By the Marketing Manager for Eaton in West Africa, Kunmi Odunoku,
Demographic changes mean that we are building larger, taller, and more complex buildings to live, work and spend our leisure time in. This has led to an increase in the number of buildings where a fire might result in tragedy. While it is true that fire safety has improved with the installation of devices such as smoke detectors and alarms, the impact of a fire is now potentially far more serious than it has ever been.
There is no one-size-fits-all answer to fire prevention, suppression or evacuation. A thorough risk assessment issued on a case-by-case basis will suggest appropriate measures to be taken. It is no longer good enough to hide behind regulations or standards, which should be seen as a minimum requirement. Building owners and developers should hold themselves to a higher standard of safety and do more to prevent a tragedy in high-risk buildings.
Incidents such as the recent fire outbreak under the Eko bridge reinforce how fires can result in serious damage or worse – the loss of life. Such incidents often result in reputational damage for the organizations and individuals involved that may escalate to a clamor for those responsible to face charges of corporate liability or manslaughter in the case of loss of properties or lives. Regardless of the reputational risk, it is surely the moral responsibility of building owners and operators to ensure that modern buildings housing hundreds or even thousands of people are safe for the occupants. One problem building occupants face is understanding who is responsible for their safety, and in this there is a danger of simply avoiding the issue. So, to be clear I believe that building owners or operators must ensure that appropriate safety measures are in place.

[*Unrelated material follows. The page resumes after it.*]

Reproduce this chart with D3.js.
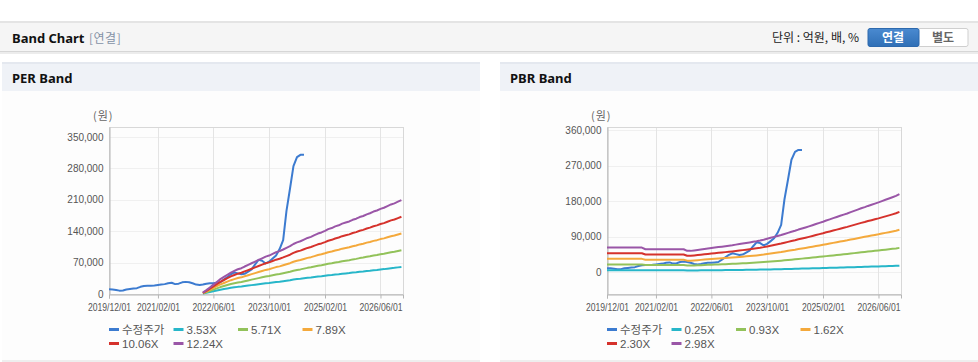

Simply adhering to standard building regulations is not a sufficient safety measure. In a recent study, FM Global found that 70% of business owners feel that following building regulations will protect their property, as the organization points out “this is simply not their purpose”. Such an approach takes no account of the different risks faced in different types of buildings or by different occupants. The only sensible approach to take is to conduct a thorough risk assessment of the building and then implement appropriate safeguards.
Changing the nature of risk
The nature of fire risks in buildings changes as our society changes. By 2050 the UN estimates that two-thirds of people will be urbanites living, working, and spending leisure time in buildings designed to hold hundreds if not thousands of people.
This means we will increasingly build upwards. There are already a staggering number of buildings in cities around the world that are over 100 meters tall. As buildings get taller the number of mixed-use buildings will also rise rapidly. Typically, in taller mixed-use buildings, the lower floors house shops and restaurants while the upper floors are reserved for residential purposes. This means that due to the nature of the use, lower floors are unoccupied and unsupervised in the middle of the night, while those people on higher floors could well be asleep should the worst happen.
There is no single answer to mitigating the risks of a fire in a building and for high-risk buildings the regulations are simply not enough. We advocate a three-step process to help ensure ongoing safety:
- Identify the specific risks in your building. You may decide to employ or engage experts to do the risk assessment.
- Select and design systems and solutions addressing the specific risks identified.
- Test and review these solutions regularly especially if there are changes to building use.
Having conducted a thorough risk assessment, you can then make an informed choice on what action to take. Breaking this down further you need to think about prevention, controlling a fire, detection, how you will alert occupants and evacuate or guide people away from danger. While education and technology can help prevent the worst from happening as The Council for Tall Buildings and Urban Habitat observes: “The only true way to stop a fire from happening is to remove the humans and the combustible materials from buildings. You can apply good fire safety education and management, but, fires start, what happens next is what matters.” Preventing fire is about building design, such as compartmentation to help prevent or slow down the spread and also installing technology such as sprinkler systems. Sadly, too many developers and building owners dismiss sprinklers as not cost-effective and prefer to spend their money on air-conditioning or intelligent lighting systems.
Alerting and evacuating
If the fire does spread, there is generally a short window to alert and evacuate building occupants. This is made even more complicated if people are asleep or are disabled and are not aware of an alert or need assistance.
There is a lot of technology available to alert building occupants and instruct them or guide them to safety. The important thing is to be aware of such technology or employ someone who can advise you appropriately and above all to not cut corners to save cost. While we hope that it never happens to us, a fire in a complex building could be catastrophic if you do not plan properly. It is time to take fire safety seriously so that people do not lose their homes, places of work or worse their lives. If you are a building owner, it is your moral duty to do all that you can.